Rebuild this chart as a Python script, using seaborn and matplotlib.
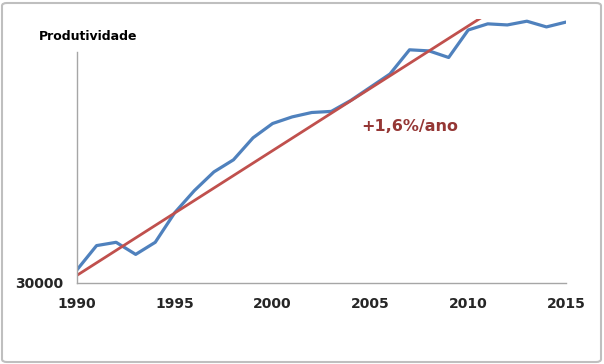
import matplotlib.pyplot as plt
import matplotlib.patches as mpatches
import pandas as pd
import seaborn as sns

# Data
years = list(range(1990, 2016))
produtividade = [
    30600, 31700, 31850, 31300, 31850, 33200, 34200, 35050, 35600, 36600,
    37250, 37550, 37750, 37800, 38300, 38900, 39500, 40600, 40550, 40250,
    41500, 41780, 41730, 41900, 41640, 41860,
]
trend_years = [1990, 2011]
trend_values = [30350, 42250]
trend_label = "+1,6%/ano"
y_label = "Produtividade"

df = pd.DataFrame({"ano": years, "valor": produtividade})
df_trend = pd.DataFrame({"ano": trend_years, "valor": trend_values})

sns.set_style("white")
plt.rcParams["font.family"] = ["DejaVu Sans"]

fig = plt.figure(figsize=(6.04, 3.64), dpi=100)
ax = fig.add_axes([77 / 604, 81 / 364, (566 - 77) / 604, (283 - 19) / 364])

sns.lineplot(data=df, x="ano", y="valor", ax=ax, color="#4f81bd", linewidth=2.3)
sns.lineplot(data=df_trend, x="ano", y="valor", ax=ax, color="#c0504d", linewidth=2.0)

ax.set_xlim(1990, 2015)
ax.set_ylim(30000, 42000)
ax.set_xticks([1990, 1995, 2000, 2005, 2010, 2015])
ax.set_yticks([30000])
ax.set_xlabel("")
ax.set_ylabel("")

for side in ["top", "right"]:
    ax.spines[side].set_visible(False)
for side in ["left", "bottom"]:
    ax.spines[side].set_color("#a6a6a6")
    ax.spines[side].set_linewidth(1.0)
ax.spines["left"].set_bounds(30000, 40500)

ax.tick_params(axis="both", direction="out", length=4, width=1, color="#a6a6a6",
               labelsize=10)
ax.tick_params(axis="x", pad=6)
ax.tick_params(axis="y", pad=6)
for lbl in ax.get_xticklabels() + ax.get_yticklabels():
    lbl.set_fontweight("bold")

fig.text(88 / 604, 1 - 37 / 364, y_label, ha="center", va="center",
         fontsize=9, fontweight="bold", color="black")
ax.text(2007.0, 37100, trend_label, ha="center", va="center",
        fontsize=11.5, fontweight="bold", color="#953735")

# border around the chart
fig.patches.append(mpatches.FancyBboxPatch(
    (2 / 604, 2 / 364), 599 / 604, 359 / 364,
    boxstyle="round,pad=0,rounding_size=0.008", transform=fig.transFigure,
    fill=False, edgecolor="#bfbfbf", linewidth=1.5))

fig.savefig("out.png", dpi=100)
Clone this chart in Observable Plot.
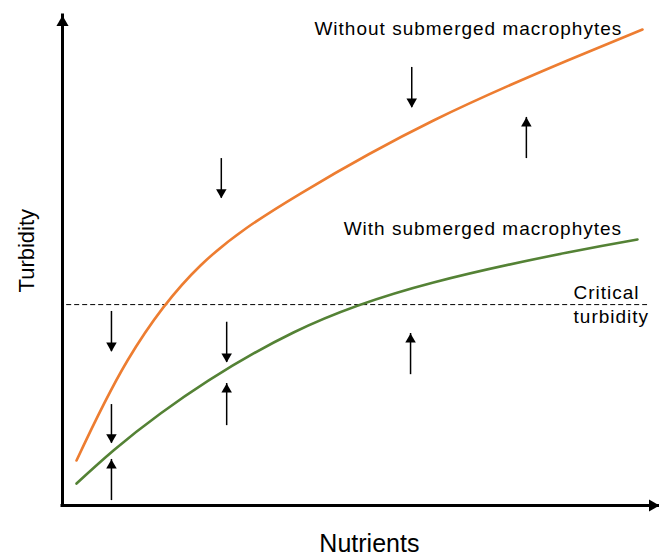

:::

Reply with one number only: how many lines of the listing hold "seaborn"?

* FULL OUTPUT
2